## What is expected
Write out the listing from the line with "Emit a Python" to the line with "import pandas as pd", both lines included, exactly and nothing beyond. Leave pictures out.

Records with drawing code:
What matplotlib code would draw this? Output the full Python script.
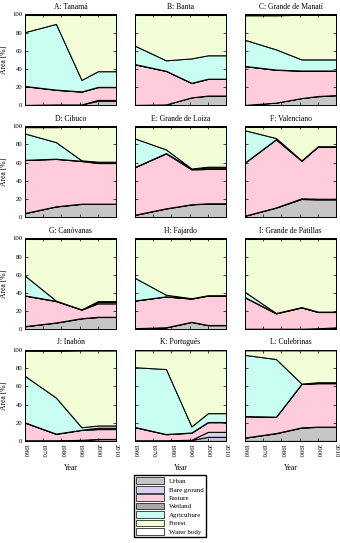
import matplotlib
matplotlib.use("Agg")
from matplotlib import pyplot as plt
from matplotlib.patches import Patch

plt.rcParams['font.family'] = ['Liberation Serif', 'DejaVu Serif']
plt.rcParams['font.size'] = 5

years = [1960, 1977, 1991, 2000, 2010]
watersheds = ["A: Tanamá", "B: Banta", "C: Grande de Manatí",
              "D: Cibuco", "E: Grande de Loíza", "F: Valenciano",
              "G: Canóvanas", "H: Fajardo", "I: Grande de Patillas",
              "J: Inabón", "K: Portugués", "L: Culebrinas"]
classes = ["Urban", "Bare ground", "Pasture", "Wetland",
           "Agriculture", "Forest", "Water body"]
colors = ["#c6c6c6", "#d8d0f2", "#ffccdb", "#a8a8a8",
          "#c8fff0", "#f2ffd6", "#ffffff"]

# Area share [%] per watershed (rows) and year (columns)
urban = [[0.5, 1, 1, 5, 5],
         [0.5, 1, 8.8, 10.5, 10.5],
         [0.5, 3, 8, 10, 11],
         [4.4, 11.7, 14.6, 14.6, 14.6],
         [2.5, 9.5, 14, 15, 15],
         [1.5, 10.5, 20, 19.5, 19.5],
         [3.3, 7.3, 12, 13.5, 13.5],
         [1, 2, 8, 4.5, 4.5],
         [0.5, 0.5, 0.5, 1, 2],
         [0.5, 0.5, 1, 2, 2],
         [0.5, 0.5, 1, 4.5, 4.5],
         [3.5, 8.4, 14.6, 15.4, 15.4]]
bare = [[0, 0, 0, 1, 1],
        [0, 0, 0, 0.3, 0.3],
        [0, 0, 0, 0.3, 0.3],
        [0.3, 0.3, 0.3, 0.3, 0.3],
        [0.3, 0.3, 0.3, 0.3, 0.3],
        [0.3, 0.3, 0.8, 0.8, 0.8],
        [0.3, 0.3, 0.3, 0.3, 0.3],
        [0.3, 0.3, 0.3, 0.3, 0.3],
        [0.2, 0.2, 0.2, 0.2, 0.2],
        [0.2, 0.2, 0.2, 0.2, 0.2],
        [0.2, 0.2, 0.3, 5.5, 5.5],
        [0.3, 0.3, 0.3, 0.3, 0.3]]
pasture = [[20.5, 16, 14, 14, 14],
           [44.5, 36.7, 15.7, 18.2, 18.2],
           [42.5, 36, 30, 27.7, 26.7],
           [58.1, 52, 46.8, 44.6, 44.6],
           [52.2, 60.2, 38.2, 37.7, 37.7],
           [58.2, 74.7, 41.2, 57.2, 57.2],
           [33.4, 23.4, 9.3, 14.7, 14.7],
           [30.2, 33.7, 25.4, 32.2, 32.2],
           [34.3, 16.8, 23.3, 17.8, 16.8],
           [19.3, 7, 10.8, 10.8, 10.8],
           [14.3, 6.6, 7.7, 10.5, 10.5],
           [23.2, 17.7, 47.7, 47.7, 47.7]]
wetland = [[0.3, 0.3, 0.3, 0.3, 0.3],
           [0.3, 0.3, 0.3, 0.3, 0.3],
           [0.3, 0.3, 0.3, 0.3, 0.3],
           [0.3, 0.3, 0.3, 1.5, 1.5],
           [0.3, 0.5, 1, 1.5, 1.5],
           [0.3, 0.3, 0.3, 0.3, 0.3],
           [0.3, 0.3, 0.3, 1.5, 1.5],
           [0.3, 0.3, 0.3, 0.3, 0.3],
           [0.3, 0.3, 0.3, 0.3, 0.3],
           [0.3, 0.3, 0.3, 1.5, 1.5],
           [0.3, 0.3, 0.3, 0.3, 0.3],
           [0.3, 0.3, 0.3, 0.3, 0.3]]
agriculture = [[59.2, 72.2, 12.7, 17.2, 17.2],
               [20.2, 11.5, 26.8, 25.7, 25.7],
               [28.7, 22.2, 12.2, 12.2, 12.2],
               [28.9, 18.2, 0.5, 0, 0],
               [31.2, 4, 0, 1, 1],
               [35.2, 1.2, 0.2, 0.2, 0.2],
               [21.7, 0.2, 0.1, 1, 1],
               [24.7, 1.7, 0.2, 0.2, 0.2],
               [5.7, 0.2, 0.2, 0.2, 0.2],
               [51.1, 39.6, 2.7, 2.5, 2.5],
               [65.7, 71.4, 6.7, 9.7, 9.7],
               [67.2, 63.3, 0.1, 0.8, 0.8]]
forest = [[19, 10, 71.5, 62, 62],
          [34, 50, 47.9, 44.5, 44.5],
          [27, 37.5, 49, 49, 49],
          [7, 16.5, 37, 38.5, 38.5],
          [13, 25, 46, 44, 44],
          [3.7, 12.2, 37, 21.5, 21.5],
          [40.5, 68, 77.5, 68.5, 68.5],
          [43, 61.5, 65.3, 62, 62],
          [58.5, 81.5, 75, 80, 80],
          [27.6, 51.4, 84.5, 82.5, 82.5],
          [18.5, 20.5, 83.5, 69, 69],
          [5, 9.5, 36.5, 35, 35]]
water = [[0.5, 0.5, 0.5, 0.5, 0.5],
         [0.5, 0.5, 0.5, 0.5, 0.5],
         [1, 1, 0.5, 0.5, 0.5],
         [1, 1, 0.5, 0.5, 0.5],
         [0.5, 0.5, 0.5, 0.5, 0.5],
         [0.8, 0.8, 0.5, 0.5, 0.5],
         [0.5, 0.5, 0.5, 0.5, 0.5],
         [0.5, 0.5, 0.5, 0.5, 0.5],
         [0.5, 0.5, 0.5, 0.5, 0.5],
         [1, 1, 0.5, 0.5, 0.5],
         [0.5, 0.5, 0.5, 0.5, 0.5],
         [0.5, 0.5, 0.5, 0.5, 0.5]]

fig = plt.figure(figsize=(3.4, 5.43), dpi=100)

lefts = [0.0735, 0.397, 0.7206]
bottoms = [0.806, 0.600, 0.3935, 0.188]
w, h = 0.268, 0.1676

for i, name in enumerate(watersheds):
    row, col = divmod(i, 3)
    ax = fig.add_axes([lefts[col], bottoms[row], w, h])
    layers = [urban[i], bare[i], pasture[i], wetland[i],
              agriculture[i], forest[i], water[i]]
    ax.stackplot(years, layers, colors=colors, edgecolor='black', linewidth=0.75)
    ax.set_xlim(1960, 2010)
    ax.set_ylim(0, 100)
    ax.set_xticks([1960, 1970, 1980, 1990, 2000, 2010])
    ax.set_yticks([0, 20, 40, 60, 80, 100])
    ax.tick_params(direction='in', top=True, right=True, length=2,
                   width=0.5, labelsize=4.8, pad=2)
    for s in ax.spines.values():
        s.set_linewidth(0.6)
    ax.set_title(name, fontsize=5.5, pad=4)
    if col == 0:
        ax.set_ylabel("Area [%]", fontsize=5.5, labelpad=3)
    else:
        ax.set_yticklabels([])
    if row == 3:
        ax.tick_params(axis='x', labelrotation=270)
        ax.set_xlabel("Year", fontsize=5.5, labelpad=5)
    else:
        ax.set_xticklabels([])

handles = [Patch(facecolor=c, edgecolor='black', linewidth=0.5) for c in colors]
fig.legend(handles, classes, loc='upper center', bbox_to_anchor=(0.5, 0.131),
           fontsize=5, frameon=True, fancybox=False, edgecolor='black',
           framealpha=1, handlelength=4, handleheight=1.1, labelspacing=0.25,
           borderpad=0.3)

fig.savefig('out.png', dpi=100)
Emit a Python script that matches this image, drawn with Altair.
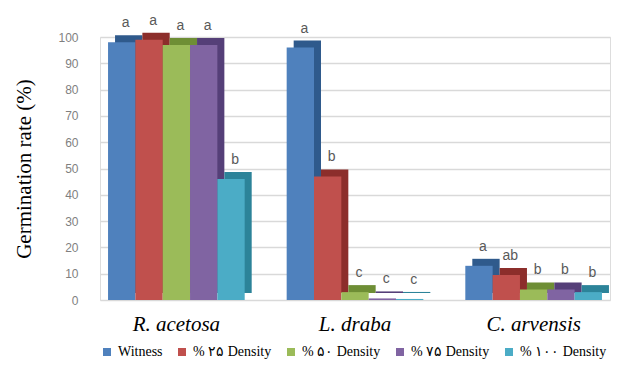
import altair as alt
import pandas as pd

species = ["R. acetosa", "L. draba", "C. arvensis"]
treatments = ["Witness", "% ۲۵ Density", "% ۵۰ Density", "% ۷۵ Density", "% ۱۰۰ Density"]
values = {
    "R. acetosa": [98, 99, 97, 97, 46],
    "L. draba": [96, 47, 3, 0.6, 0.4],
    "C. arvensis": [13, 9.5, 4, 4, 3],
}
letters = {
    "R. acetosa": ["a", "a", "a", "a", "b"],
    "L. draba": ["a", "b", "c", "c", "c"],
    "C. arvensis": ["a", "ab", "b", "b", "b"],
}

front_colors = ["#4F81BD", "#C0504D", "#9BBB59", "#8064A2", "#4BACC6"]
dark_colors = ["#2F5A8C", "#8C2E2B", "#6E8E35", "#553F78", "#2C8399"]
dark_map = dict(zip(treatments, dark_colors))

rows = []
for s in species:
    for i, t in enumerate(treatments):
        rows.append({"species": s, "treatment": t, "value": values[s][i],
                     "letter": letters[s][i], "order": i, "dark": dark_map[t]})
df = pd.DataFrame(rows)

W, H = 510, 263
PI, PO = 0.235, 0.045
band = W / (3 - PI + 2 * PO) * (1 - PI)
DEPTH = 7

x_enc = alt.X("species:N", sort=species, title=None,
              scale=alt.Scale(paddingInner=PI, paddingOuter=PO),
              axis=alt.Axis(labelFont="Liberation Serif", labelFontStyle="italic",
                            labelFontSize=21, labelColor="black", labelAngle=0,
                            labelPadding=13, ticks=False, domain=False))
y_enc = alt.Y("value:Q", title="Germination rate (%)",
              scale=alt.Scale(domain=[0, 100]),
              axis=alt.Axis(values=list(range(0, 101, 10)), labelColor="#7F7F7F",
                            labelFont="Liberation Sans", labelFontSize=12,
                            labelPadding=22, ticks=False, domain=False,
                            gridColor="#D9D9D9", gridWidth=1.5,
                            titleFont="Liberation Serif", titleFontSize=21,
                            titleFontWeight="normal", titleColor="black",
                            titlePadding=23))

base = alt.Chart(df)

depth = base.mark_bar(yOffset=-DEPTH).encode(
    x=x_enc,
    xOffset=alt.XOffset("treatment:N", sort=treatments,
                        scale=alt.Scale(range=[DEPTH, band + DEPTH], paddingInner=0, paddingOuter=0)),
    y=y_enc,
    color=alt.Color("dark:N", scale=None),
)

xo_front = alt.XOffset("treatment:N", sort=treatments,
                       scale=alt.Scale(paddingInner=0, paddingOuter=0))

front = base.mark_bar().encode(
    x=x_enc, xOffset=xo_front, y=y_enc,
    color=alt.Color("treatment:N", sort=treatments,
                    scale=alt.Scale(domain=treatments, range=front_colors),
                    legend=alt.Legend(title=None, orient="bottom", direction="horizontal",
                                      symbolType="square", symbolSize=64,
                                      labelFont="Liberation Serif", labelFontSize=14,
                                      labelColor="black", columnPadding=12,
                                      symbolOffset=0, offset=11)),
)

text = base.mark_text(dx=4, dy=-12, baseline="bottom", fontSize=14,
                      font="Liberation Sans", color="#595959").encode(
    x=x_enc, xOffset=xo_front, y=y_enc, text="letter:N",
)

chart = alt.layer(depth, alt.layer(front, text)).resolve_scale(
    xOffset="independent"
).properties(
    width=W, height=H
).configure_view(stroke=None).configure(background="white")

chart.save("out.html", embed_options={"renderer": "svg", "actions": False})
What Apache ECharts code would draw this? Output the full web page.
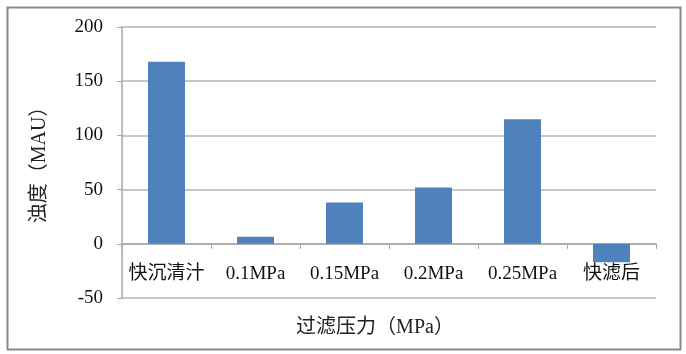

## Final result
Emit a Python script that matches this image, drawn with Altair.
import altair as alt
import pandas as pd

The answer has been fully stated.